INFORMATION PROVIDED —
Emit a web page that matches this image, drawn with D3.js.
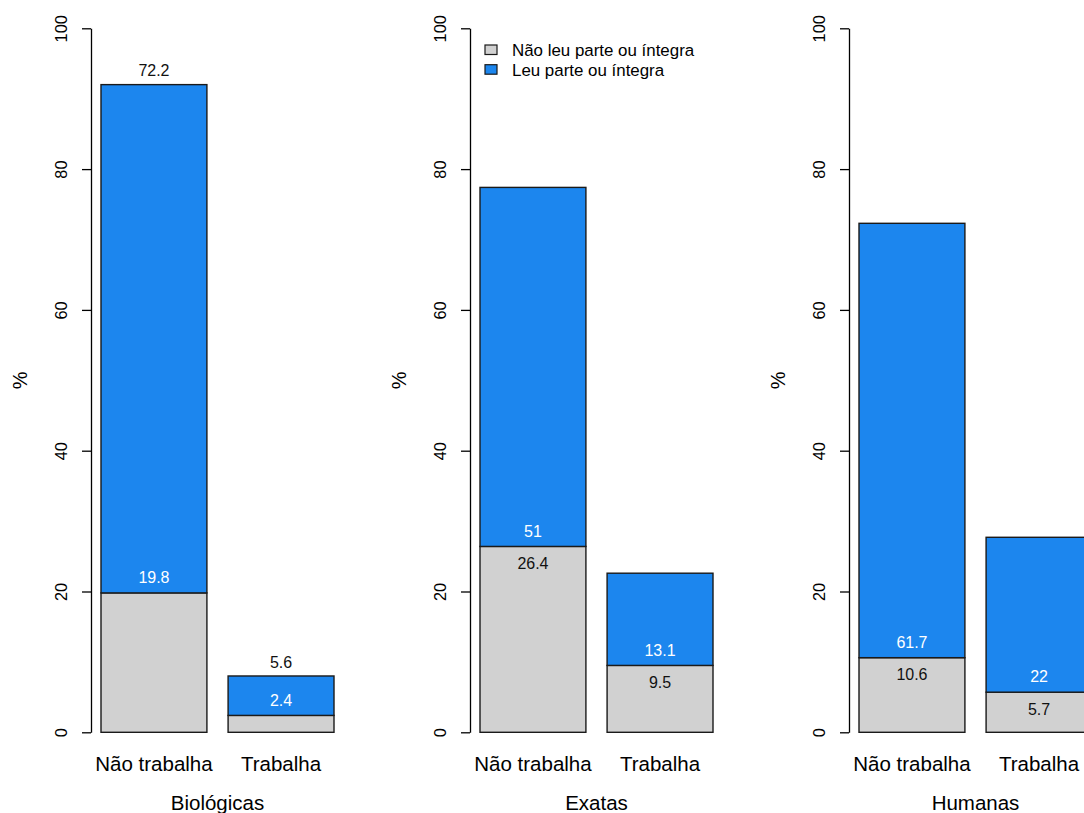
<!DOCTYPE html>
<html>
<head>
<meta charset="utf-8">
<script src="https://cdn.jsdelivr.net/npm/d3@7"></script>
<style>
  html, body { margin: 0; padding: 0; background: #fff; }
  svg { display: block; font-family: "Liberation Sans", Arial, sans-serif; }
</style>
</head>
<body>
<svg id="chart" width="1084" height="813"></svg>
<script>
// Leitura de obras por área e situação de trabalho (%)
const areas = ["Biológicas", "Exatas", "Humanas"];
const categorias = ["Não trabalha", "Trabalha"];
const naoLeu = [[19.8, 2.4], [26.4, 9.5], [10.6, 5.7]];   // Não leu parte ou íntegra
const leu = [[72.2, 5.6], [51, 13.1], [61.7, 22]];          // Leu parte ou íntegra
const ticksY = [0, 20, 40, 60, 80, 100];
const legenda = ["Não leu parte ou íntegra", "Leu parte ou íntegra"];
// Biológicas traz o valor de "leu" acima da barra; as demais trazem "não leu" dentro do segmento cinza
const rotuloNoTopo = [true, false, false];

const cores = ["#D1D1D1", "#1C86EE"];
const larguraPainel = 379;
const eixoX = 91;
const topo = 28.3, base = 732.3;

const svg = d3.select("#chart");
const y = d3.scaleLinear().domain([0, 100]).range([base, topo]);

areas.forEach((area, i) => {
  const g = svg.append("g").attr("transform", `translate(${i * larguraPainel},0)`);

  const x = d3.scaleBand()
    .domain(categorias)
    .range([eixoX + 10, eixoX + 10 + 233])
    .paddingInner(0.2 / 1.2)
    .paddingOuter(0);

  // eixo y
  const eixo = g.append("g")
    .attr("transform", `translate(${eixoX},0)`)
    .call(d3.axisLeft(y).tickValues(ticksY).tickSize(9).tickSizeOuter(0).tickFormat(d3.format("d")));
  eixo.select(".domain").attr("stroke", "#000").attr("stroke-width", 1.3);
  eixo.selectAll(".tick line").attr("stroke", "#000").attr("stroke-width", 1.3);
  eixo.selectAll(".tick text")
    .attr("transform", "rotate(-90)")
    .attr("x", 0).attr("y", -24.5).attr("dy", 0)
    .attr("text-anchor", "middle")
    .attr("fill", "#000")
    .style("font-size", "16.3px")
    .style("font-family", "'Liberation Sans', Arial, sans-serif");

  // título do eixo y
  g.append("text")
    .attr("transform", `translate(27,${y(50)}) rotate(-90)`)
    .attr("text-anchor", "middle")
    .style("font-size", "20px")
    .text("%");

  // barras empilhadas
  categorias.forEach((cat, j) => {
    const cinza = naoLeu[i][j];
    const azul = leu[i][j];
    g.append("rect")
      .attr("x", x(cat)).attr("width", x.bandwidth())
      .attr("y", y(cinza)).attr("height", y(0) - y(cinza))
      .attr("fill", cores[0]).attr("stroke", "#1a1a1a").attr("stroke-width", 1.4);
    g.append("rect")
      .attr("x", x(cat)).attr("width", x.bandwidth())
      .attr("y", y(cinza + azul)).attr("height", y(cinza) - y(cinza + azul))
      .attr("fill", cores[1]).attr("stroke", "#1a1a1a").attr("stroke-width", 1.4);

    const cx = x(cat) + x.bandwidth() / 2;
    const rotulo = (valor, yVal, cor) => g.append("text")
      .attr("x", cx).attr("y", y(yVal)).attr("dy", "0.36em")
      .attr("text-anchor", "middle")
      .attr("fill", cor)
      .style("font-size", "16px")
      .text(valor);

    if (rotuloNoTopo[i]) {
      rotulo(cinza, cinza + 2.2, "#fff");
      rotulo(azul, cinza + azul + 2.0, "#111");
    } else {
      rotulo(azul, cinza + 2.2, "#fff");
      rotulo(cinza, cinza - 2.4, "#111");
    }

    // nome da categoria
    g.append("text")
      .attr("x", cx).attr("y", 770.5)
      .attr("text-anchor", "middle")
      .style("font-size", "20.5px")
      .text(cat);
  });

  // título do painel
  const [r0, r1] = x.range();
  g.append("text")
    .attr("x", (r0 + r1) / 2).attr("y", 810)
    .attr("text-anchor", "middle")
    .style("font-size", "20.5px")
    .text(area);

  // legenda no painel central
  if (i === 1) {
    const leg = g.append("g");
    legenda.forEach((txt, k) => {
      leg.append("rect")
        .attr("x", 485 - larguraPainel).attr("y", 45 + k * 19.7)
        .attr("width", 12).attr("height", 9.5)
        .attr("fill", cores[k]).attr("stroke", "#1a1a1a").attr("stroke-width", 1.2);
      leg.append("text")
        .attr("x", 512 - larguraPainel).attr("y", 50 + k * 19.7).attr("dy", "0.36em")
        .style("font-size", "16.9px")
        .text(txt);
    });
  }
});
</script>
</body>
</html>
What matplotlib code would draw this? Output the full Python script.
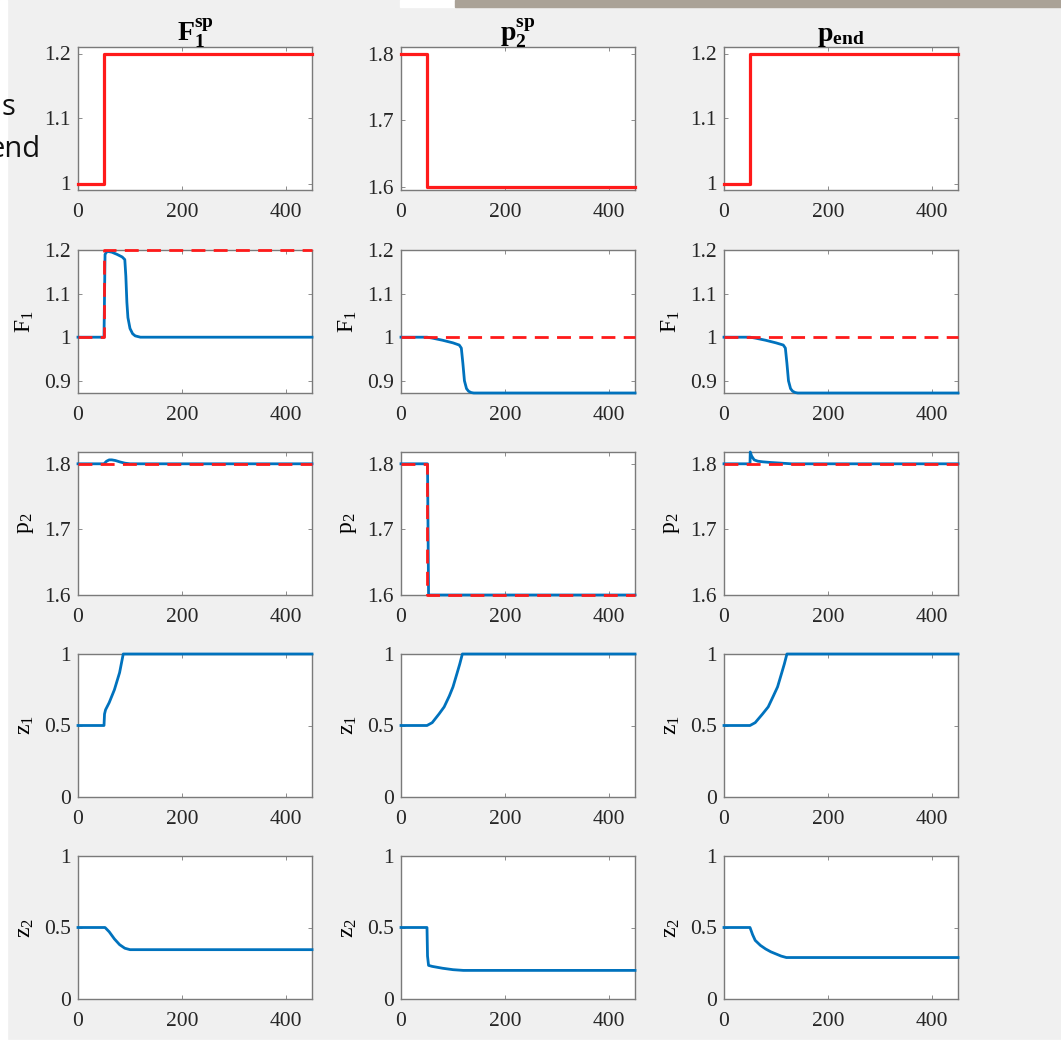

AIM OF THE EXERCISE —
Repeat the lines above, starting at the first and stopping after the line that holds "const rotuloNoTopo = [true, false, false];", with the pictures left out.

RESULT BELOW —
Emit a web page that matches this image, drawn with D3.js.
<!DOCTYPE html>
<html>
<head>
<meta charset="utf-8">
<script src="https://cdn.jsdelivr.net/npm/d3@7"></script>
<style>
  html, body { margin: 0; padding: 0; background: #fff; }
  svg { display: block; font-family: "Liberation Sans", Arial, sans-serif; }
</style>
</head>
<body>
<svg id="chart" width="1084" height="813"></svg>
<script>
// Leitura de obras por área e situação de trabalho (%)
const areas = ["Biológicas", "Exatas", "Humanas"];
const categorias = ["Não trabalha", "Trabalha"];
const naoLeu = [[19.8, 2.4], [26.4, 9.5], [10.6, 5.7]];   // Não leu parte ou íntegra
const leu = [[72.2, 5.6], [51, 13.1], [61.7, 22]];          // Leu parte ou íntegra
const ticksY = [0, 20, 40, 60, 80, 100];
const legenda = ["Não leu parte ou íntegra", "Leu parte ou íntegra"];
// Biológicas traz o valor de "leu" acima da barra; as demais trazem "não leu" dentro do segmento cinza
const rotuloNoTopo = [true, false, false];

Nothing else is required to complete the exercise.